TASK REQUIREMENTS →
Do not repeat pictures. Repeat exactly the lines of the listing below from its first line through the line with "(0,0) rectangle (1020,400);".

───── SOURCE MATERIAL

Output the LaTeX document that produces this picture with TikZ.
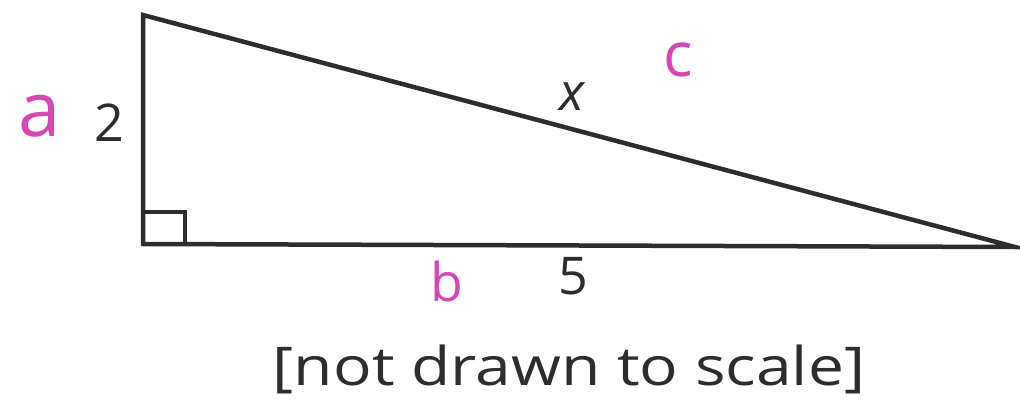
\documentclass[tikz,border=0pt]{standalone}
\usepackage{fontspec}
\setmainfont{Open Sans}
\usepackage{tikz}
\definecolor{inkgray}{RGB}{45,45,45}
\definecolor{penpink}{RGB}{214,70,180}
\tikzset{
  side/.style={draw=inkgray, line width=3.2pt, line join=miter},
  measure/.style={font=\fontsize{37}{42}\selectfont, text=inkgray, inner sep=0pt},
  hand/.style={text=penpink, inner sep=0pt}
}

\begin{document}
\begin{tikzpicture}[x=0.025cm, y=-0.025cm]
  \useasboundingbox (0,0) rectangle (1020,400);

  %% Triangle corners
  \coordinate (top) at (143,15);
  \coordinate (corner) at (143,244);
  \coordinate (tip) at (1015,247);

  %% Sides and right angle
  \draw[side] (top) -- (corner) -- (tip) -- cycle;
  \draw[draw=inkgray, line width=2.4pt] (143,212) rectangle (185,244);

  %% Side lengths
  \node[measure] (lenA) at (109,123) {2};
  \node[measure, font=\fontsize{37}{42}\selectfont\itshape] (lenC) at (572,97) {x};
  \node[measure] (lenB) at (573,276) {5};

  %% Pink pen letters
  \node[hand, font=\fontsize{54}{60}\selectfont] (penA) at (40,116) {a};
  \node[hand, font=\fontsize{44}{50}\selectfont] (penC) at (678,60) {c};
  \node[hand, font=\fontsize{38}{44}\selectfont] (penB) at (447,281) {b};

  %% Note
  \node[measure, font=\fontsize{38}{42}\selectfont, xscale=1.2] (note) at (569,369)
    {[not drawn to scale]};
\end{tikzpicture}
\end{document}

──────────

OUTPUT OF THE EXERCISE →
Output the LaTeX document that produces this picture with TikZ.
\documentclass[tikz,border=0pt]{standalone}
\usepackage{fontspec}
\setmainfont{Open Sans}
\usepackage{tikz}
\definecolor{inkgray}{RGB}{45,45,45}
\definecolor{penpink}{RGB}{214,70,180}
\tikzset{
  side/.style={draw=inkgray, line width=3.2pt, line join=miter},
  measure/.style={font=\fontsize{37}{42}\selectfont, text=inkgray, inner sep=0pt},
  hand/.style={text=penpink, inner sep=0pt}
}

\begin{document}
\begin{tikzpicture}[x=0.025cm, y=-0.025cm]
  \useasboundingbox (0,0) rectangle (1020,400);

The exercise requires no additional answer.